There are slides devoted to this topic: Lecture 3, pp. 10-33.

Websites

For a detailed history and purpose of the Difference Engine, read “The Differential Engine of Charles Babbage” on the History of Computers site. The article discusses the historical significance of numerical tables, and the development, design, and function of the Engine itself.

Videos

The Computer History Museum’s short documentary, “False Dawn: The Babbage Engine,” discusses Babbage’s first and second Difference Engines, and the construction of Difference Engine No. 2 a century later.

If you really want to get into the nitty-gritty of the Difference Engine, take an hour and a half to watch Doron Swade’s discussion of “Babbage’s Calculating Engine.” Swade is an engineer and historian – he is, in fact, the world’s preeminent scholar on Babbage and his work – who was the head of the team that constructed Difference Engine No. 2 from Babbage’s designs.  Why did Babbage fail to create the Difference Engine? Perceptions of limitations of technology in Babbage’s day are false, Swade says; instead, scientific perceptions of the day, Babbage’s personal hostilities, costs of constructions, and other factors affected the fate of the engines. But could the machines have been built, and would they have worked? Swade provides an overview of Babbage’s character and intellectual activities before expanding on the motivations behind the Difference Engine and the mechanical calculators that preceded it. He explains the exact functions of the Engine and the mechanics within it, comparing its structure to that of modern-day computers. He then discusses the 20th-century construction of the machine and the complications that his team encountered in constructing the Engine.

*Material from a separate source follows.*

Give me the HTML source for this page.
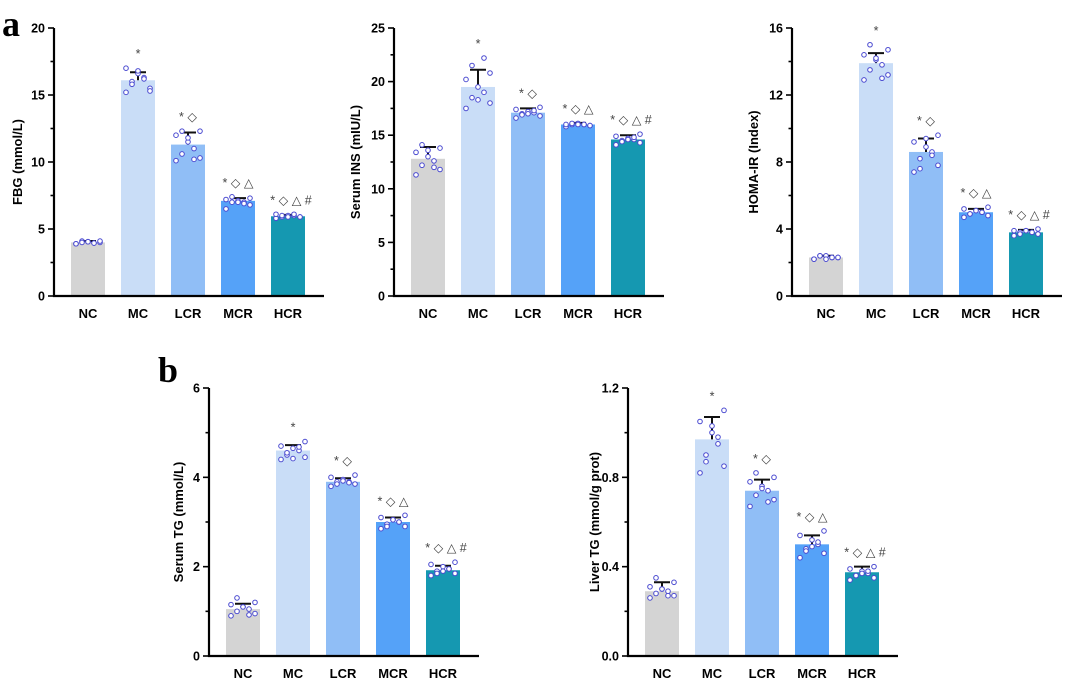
<!DOCTYPE html>
<html><head><meta charset="utf-8"><style>
html,body{margin:0;padding:0;background:#fff}
svg{display:block;font-family:"Liberation Sans",Arial,sans-serif}
</style></head><body>
<svg id="fig" width="1065" height="680" viewBox="0 0 1065 680" xmlns="http://www.w3.org/2000/svg">
<text x="2" y="36" font-family="Liberation Serif" font-weight="bold" font-size="36">a</text>
<text x="158" y="382" font-family="Liberation Serif" font-weight="bold" font-size="36">b</text>
</svg>
<script>
const categories = ["NC","MC","LCR","MCR","HCR"];
const fbgMeans = [4.0,16.1,11.3,7.1,5.95];
const fbgErr = [0.1,0.6,0.9,0.2,0.1];
const fbgPts = [[3.9,4.0,4.1,3.95,4.05,3.9,4.1,4.0,3.95,4.05],[15.2,15.5,16.0,16.3,16.6,17.0,15.3,15.8,16.2,16.8],[10.1,10.3,10.6,11.0,11.5,12.0,12.3,12.3,10.2,11.8],[6.5,6.8,7.0,7.0,7.1,7.2,7.3,7.4,6.9,7.0],[5.8,5.9,5.9,6.0,6.0,6.1,5.9,6.0,6.1,5.9]];
const insMeans = [12.8,19.5,17.1,16.0,14.6];
const insErr = [1.1,1.6,0.4,0.15,0.4];
const insPts = [[11.3,11.8,12.2,12.6,13.0,13.4,13.8,14.1,12.0,13.6],[17.5,18.0,18.5,19.0,19.5,20.2,20.8,21.5,22.2,18.3],[16.6,16.8,17.0,17.1,17.2,17.4,17.6,16.9,17.3,17.0],[15.8,15.9,16.0,16.0,16.1,16.0,15.9,16.1,16.0,16.0],[14.1,14.3,14.5,14.6,14.7,14.9,15.1,14.4,14.8,14.6]];
const homaMeans = [2.3,13.9,8.6,5.0,3.8];
const homaErr = [0.1,0.6,0.8,0.2,0.15];
const homaPts = [[2.2,2.3,2.4,2.3,2.4,2.2,2.3,2.4,2.3,2.2],[12.9,13.2,13.5,13.8,14.1,14.4,14.7,15.0,13.0,14.2],[7.4,7.8,8.2,8.6,8.9,9.2,9.6,7.6,8.4,9.4],[4.7,4.8,4.9,5.0,5.1,5.2,5.3,4.9,5.0,5.1],[3.6,3.7,3.8,3.8,3.9,3.9,4.0,3.7,3.8,3.9]];
const stgMeans = [1.05,4.6,3.9,3.0,1.92];
const stgErr = [0.12,0.12,0.08,0.1,0.1];
const stgPts = [[0.9,0.95,1.0,1.05,1.1,1.15,1.2,1.3,0.92,1.1],[4.4,4.45,4.5,4.6,4.65,4.7,4.8,4.55,4.68,4.42],[3.8,3.85,3.9,3.9,3.95,4.0,4.05,3.85,3.88,3.92],[2.85,2.9,2.95,3.0,3.05,3.1,3.15,2.9,3.0,3.05],[1.8,1.85,1.9,1.95,2.0,2.05,2.1,1.85,1.95,1.9]];
const ltgMeans = [0.29,0.97,0.74,0.50,0.375];
const ltgErr = [0.04,0.1,0.05,0.04,0.025];
const ltgPts = [[0.26,0.27,0.28,0.29,0.30,0.31,0.33,0.35,0.27,0.30],[0.82,0.85,0.9,0.95,1.0,1.05,1.1,0.87,0.98,1.03],[0.67,0.7,0.72,0.74,0.76,0.78,0.8,0.82,0.69,0.75],[0.44,0.46,0.48,0.5,0.52,0.54,0.56,0.47,0.51,0.49],[0.34,0.35,0.36,0.37,0.38,0.39,0.4,0.36,0.38,0.37]];
const marks = ["","*","* ◇","* ◇ △","* ◇ △ #"];
const colors = ["#d4d4d4","#c9ddf7","#90bef6","#55a2f8","#1598b1"];
const jit = [-12,12,-6,6,0,-12,12,-6,6,0];

const svg = document.getElementById('fig');
const NS = "http://www.w3.org/2000/svg";
function el(tag, attrs, parent){const e=document.createElementNS(NS,tag);for(const k in attrs)e.setAttribute(k,attrs[k]);(parent||svg).appendChild(e);return e;}

function panel(name, ax, top, bot, ymax, major, minor, fmt, title, titleX, means, errs, pts){
  const g = el('g',{});
  
  
  const y = v => bot - v/ymax*(bot-top);
  const xc = i => ax + 34 + i*50;
  for(let i=0;i<categories.length;i++){
    const b = el('rect',{x:xc(i)-17,y:y(means[i]),width:34,height:bot-y(means[i]),fill:colors[i]},g);
    
    
    const e1=y(means[i]+errs[i]);
    const eb = el('path',{d:`M${xc(i)} ${y(means[i])}V${e1}M${xc(i)-8} ${e1}H${xc(i)+8}`,stroke:'#111','stroke-width':2,fill:'none'},g);
    
    
    pts[i].forEach((v,j)=>{
      const c = el('circle',{cx:xc(i)+jit[j],cy:y(v),r:2.3,fill:'#fff',stroke:'#4a4ad0','stroke-width':1},g);
      
      
    });
    if(marks[i]){
      const ty = Math.min(y(means[i]+errs[i]), y(Math.max(...pts[i]))) - 10;
      const t = el('text',{x:xc(i)+(i==4?3:0),y:ty,'text-anchor':'middle','font-size':12.5,fill:'#444'},g);
      t.textContent = marks[i];
      
      
    }
    const l = el('text',{x:xc(i),y:bot+22,'text-anchor':'middle','font-size':13,'font-weight':'bold',fill:'#000'},g);
    l.textContent = categories[i];
    
    
  }
  const axis = el('path',{d:`M${ax} ${top}V${bot}H${ax+270}`,stroke:'#000','stroke-width':2.2,fill:'none'},g);
  
  
  for(let v=0; v<=ymax+1e-9; v+=minor){
    const isMaj = Math.abs(v/major - Math.round(v/major))<1e-6;
    el('line',{x1:ax-(isMaj?6:3.5),x2:ax,y1:y(v),y2:y(v),stroke:'#000','stroke-width':1.6},g);
    if(isMaj){
      const t = el('text',{x:ax-9,y:y(v)+4.5,'text-anchor':'end','font-size':12.5,'font-weight':'bold'},g);
      t.textContent = fmt(v);
      
      
    }
  }
  const yt = el('text',{x:titleX,y:(top+bot)/2,'text-anchor':'middle','font-size':13,'font-weight':'bold',transform:`rotate(-90 ${titleX} ${(top+bot)/2})`},g);
  yt.textContent = title;
  
  
}
const i0 = v => String(Math.round(v));
const f1 = v => v.toFixed(1);
panel('fbg-chart',54,28,296,20,5,2.5,i0,'FBG (mmol/L)',22,fbgMeans,fbgErr,fbgPts);
panel('serum-ins-chart',394,28,296,25,5,2.5,i0,'Serum INS (mIU/L)',360,insMeans,insErr,insPts);
panel('homa-ir-chart',792,28,296,16,4,2,i0,'HOMA-IR (Index)',758,homaMeans,homaErr,homaPts);
panel('serum-tg-chart',209,388,656,6,2,1,i0,'Serum TG (mmol/L)',183,stgMeans,stgErr,stgPts);
panel('liver-tg-chart',628,388,656,1.2,0.4,0.2,f1,'Liver TG (mmol/g prot)',599,ltgMeans,ltgErr,ltgPts);
</script>
</body></html>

Can’t get enough of Doron Swade? Then come and celebrate with Swade and Nathan Myhrvold as Difference Engine No. 2 visits the Computer History Museum. First, starting six minutes in, Swade talks about Babbage’s life and his place in Industrial Revolution; Babbage’s vision behind, plans for, and computing innovations in the design of the Difference Engine; and the Science Museum in London’s construction of the Difference Engine No. 2. At around the 33 minute mark, Myhrvold – who sponsored the Science Museum’s construction of the Difference Engine’s printer – speaks on the project’s relevance to modern computing and to his own interests. Afterwards, watch the Q & A with both men and learn more about the challenges in constructing the machine, speculation on why Babbage never succeeded in constructing the machine, why the machine is called the “Difference Engine,” the range of Babbage’s accomplishments (fun fact: Babbage invented the first tic-tac-toe device), the “real” story of Ada Lovelace, and more!

Watch the 15-minute dramatic short film “Babbage.” It provides a pleasurable recap of the inventor’s life and work in the form of a dinner party filled with Babbage’s family and friends – but there’s a sobering twist.